- Objective
Write every record out again exactly, and keep images out of it.

··· Records for the task ···

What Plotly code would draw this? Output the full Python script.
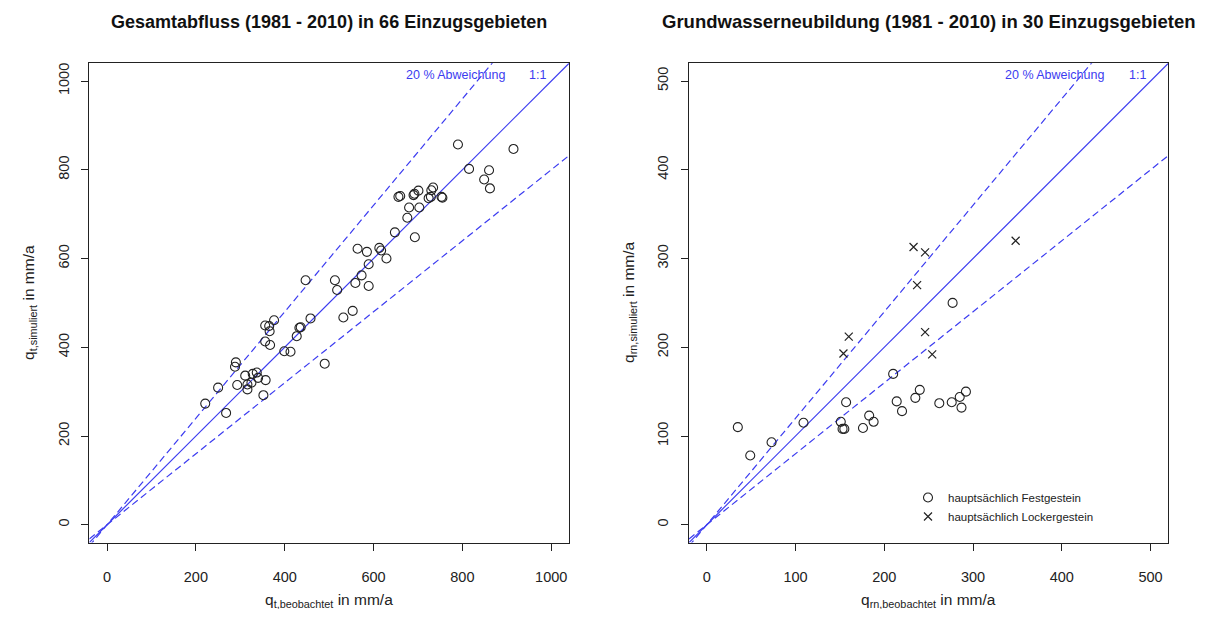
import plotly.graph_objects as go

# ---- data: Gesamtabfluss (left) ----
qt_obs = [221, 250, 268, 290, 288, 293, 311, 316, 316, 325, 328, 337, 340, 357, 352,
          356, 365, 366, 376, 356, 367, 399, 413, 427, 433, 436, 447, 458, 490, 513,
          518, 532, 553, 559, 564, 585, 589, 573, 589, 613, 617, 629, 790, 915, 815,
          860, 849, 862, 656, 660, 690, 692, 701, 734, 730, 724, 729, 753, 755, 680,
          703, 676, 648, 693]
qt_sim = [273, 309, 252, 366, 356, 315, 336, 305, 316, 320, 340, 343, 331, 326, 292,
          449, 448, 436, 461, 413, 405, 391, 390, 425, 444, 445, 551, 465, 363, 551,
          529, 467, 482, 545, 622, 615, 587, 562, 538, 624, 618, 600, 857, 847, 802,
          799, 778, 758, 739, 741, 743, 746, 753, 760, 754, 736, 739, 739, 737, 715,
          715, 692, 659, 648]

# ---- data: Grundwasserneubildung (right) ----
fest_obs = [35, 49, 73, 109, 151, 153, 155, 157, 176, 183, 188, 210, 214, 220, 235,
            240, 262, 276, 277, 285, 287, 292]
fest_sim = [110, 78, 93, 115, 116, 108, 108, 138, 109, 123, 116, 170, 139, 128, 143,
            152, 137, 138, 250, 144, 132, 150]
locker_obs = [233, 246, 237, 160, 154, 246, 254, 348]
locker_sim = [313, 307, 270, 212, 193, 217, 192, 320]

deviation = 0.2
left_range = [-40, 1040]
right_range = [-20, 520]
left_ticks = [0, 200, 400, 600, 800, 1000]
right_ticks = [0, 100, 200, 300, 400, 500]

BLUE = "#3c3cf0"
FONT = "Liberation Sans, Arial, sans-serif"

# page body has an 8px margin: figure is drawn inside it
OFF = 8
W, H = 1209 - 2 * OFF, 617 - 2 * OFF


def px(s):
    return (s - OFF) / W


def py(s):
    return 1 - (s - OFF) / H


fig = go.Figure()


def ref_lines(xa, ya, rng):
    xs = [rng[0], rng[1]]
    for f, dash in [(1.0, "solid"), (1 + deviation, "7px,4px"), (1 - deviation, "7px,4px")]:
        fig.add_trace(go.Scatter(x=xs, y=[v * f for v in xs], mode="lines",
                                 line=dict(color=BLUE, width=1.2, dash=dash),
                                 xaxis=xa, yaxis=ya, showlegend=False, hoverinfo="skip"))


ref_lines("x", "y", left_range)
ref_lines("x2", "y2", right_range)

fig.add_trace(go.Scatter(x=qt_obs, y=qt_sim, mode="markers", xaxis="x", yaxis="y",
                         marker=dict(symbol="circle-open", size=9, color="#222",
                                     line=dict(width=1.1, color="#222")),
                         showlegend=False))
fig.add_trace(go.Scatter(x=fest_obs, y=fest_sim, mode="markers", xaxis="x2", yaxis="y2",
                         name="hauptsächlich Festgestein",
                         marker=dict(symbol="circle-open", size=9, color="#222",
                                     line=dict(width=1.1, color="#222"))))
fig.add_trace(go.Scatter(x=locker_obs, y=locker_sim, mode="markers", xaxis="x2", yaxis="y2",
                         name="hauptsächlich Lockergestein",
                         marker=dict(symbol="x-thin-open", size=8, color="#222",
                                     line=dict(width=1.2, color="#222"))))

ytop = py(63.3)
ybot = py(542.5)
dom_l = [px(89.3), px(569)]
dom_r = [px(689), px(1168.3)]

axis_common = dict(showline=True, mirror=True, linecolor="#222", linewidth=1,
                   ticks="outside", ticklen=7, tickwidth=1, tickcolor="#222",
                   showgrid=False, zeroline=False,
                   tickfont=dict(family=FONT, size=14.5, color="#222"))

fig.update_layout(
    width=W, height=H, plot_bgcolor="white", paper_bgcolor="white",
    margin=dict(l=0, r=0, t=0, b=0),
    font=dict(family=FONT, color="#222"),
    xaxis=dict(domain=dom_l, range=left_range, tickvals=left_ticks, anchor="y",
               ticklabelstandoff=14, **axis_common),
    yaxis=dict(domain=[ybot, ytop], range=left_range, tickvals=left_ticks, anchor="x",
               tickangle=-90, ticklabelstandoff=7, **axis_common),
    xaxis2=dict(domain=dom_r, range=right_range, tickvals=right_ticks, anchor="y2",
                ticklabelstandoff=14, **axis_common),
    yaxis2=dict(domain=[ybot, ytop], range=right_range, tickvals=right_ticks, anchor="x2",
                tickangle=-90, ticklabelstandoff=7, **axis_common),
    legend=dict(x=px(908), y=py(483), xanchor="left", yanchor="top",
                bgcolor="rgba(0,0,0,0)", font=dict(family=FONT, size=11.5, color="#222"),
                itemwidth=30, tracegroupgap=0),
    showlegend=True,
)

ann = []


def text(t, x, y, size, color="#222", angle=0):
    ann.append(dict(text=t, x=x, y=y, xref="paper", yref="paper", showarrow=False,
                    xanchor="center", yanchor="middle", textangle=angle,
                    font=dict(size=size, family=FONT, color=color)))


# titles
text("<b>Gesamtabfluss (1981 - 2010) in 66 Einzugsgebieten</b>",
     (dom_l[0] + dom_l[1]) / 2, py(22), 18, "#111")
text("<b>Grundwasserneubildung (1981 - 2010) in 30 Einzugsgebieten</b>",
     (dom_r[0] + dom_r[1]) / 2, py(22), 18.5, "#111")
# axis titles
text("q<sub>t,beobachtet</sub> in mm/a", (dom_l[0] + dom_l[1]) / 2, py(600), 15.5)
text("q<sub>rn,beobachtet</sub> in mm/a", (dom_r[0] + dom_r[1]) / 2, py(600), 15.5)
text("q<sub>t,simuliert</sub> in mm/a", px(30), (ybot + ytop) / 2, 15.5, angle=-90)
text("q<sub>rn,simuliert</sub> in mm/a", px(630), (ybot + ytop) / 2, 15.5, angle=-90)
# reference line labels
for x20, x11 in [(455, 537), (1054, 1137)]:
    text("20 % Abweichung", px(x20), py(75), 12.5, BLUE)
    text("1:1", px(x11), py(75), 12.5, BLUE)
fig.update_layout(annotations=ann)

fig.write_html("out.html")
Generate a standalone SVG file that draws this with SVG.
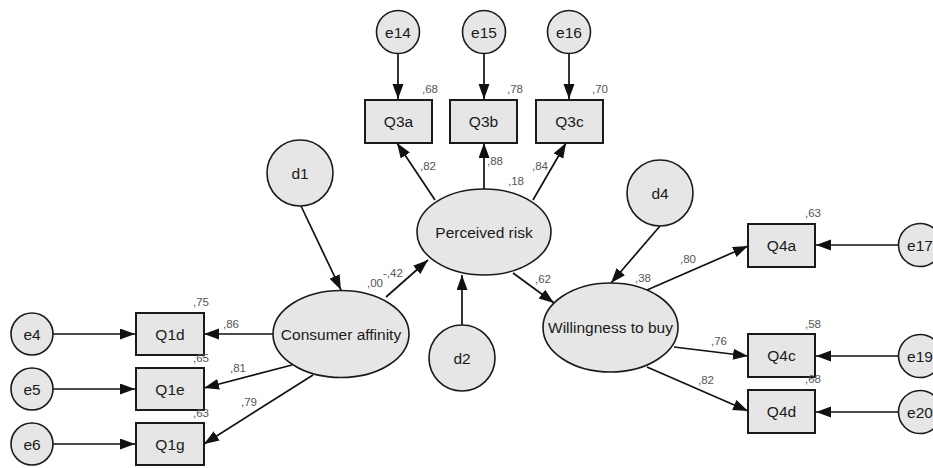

···

- Result for this exercise
What Plotly code would draw this? Output the full Python script.
import plotly.graph_objects as go

# ---- data: Gesamtabfluss (left) ----
qt_obs = [221, 250, 268, 290, 288, 293, 311, 316, 316, 325, 328, 337, 340, 357, 352,
          356, 365, 366, 376, 356, 367, 399, 413, 427, 433, 436, 447, 458, 490, 513,
          518, 532, 553, 559, 564, 585, 589, 573, 589, 613, 617, 629, 790, 915, 815,
          860, 849, 862, 656, 660, 690, 692, 701, 734, 730, 724, 729, 753, 755, 680,
          703, 676, 648, 693]
qt_sim = [273, 309, 252, 366, 356, 315, 336, 305, 316, 320, 340, 343, 331, 326, 292,
          449, 448, 436, 461, 413, 405, 391, 390, 425, 444, 445, 551, 465, 363, 551,
          529, 467, 482, 545, 622, 615, 587, 562, 538, 624, 618, 600, 857, 847, 802,
          799, 778, 758, 739, 741, 743, 746, 753, 760, 754, 736, 739, 739, 737, 715,
          715, 692, 659, 648]

# ---- data: Grundwasserneubildung (right) ----
fest_obs = [35, 49, 73, 109, 151, 153, 155, 157, 176, 183, 188, 210, 214, 220, 235,
            240, 262, 276, 277, 285, 287, 292]
fest_sim = [110, 78, 93, 115, 116, 108, 108, 138, 109, 123, 116, 170, 139, 128, 143,
            152, 137, 138, 250, 144, 132, 150]
locker_obs = [233, 246, 237, 160, 154, 246, 254, 348]
locker_sim = [313, 307, 270, 212, 193, 217, 192, 320]

deviation = 0.2
left_range = [-40, 1040]
right_range = [-20, 520]
left_ticks = [0, 200, 400, 600, 800, 1000]
right_ticks = [0, 100, 200, 300, 400, 500]

BLUE = "#3c3cf0"
FONT = "Liberation Sans, Arial, sans-serif"

# page body has an 8px margin: figure is drawn inside it
OFF = 8
W, H = 1209 - 2 * OFF, 617 - 2 * OFF


def px(s):
    return (s - OFF) / W


def py(s):
    return 1 - (s - OFF) / H


fig = go.Figure()


def ref_lines(xa, ya, rng):
    xs = [rng[0], rng[1]]
    for f, dash in [(1.0, "solid"), (1 + deviation, "7px,4px"), (1 - deviation, "7px,4px")]:
        fig.add_trace(go.Scatter(x=xs, y=[v * f for v in xs], mode="lines",
                                 line=dict(color=BLUE, width=1.2, dash=dash),
                                 xaxis=xa, yaxis=ya, showlegend=False, hoverinfo="skip"))


ref_lines("x", "y", left_range)
ref_lines("x2", "y2", right_range)

fig.add_trace(go.Scatter(x=qt_obs, y=qt_sim, mode="markers", xaxis="x", yaxis="y",
                         marker=dict(symbol="circle-open", size=9, color="#222",
                                     line=dict(width=1.1, color="#222")),
                         showlegend=False))
fig.add_trace(go.Scatter(x=fest_obs, y=fest_sim, mode="markers", xaxis="x2", yaxis="y2",
                         name="hauptsächlich Festgestein",
                         marker=dict(symbol="circle-open", size=9, color="#222",
                                     line=dict(width=1.1, color="#222"))))
fig.add_trace(go.Scatter(x=locker_obs, y=locker_sim, mode="markers", xaxis="x2", yaxis="y2",
                         name="hauptsächlich Lockergestein",
                         marker=dict(symbol="x-thin-open", size=8, color="#222",
                                     line=dict(width=1.2, color="#222"))))

ytop = py(63.3)
ybot = py(542.5)
dom_l = [px(89.3), px(569)]
dom_r = [px(689), px(1168.3)]

axis_common = dict(showline=True, mirror=True, linecolor="#222", linewidth=1,
                   ticks="outside", ticklen=7, tickwidth=1, tickcolor="#222",
                   showgrid=False, zeroline=False,
                   tickfont=dict(family=FONT, size=14.5, color="#222"))

fig.update_layout(
    width=W, height=H, plot_bgcolor="white", paper_bgcolor="white",
    margin=dict(l=0, r=0, t=0, b=0),
    font=dict(family=FONT, color="#222"),
    xaxis=dict(domain=dom_l, range=left_range, tickvals=left_ticks, anchor="y",
               ticklabelstandoff=14, **axis_common),
    yaxis=dict(domain=[ybot, ytop], range=left_range, tickvals=left_ticks, anchor="x",
               tickangle=-90, ticklabelstandoff=7, **axis_common),
    xaxis2=dict(domain=dom_r, range=right_range, tickvals=right_ticks, anchor="y2",
                ticklabelstandoff=14, **axis_common),
    yaxis2=dict(domain=[ybot, ytop], range=right_range, tickvals=right_ticks, anchor="x2",
                tickangle=-90, ticklabelstandoff=7, **axis_common),
    legend=dict(x=px(908), y=py(483), xanchor="left", yanchor="top",
                bgcolor="rgba(0,0,0,0)", font=dict(family=FONT, size=11.5, color="#222"),
                itemwidth=30, tracegroupgap=0),
    showlegend=True,
)

ann = []


def text(t, x, y, size, color="#222", angle=0):
    ann.append(dict(text=t, x=x, y=y, xref="paper", yref="paper", showarrow=False,
                    xanchor="center", yanchor="middle", textangle=angle,
                    font=dict(size=size, family=FONT, color=color)))


# titles
text("<b>Gesamtabfluss (1981 - 2010) in 66 Einzugsgebieten</b>",
     (dom_l[0] + dom_l[1]) / 2, py(22), 18, "#111")
text("<b>Grundwasserneubildung (1981 - 2010) in 30 Einzugsgebieten</b>",
     (dom_r[0] + dom_r[1]) / 2, py(22), 18.5, "#111")
# axis titles
text("q<sub>t,beobachtet</sub> in mm/a", (dom_l[0] + dom_l[1]) / 2, py(600), 15.5)
text("q<sub>rn,beobachtet</sub> in mm/a", (dom_r[0] + dom_r[1]) / 2, py(600), 15.5)
text("q<sub>t,simuliert</sub> in mm/a", px(30), (ybot + ytop) / 2, 15.5, angle=-90)
text("q<sub>rn,simuliert</sub> in mm/a", px(630), (ybot + ytop) / 2, 15.5, angle=-90)
# reference line labels
for x20, x11 in [(455, 537), (1054, 1137)]:
    text("20 % Abweichung", px(x20), py(75), 12.5, BLUE)
    text("1:1", px(x11), py(75), 12.5, BLUE)
fig.update_layout(annotations=ann)

fig.write_html("out.html")
Generate a standalone SVG file that draws this with SVG.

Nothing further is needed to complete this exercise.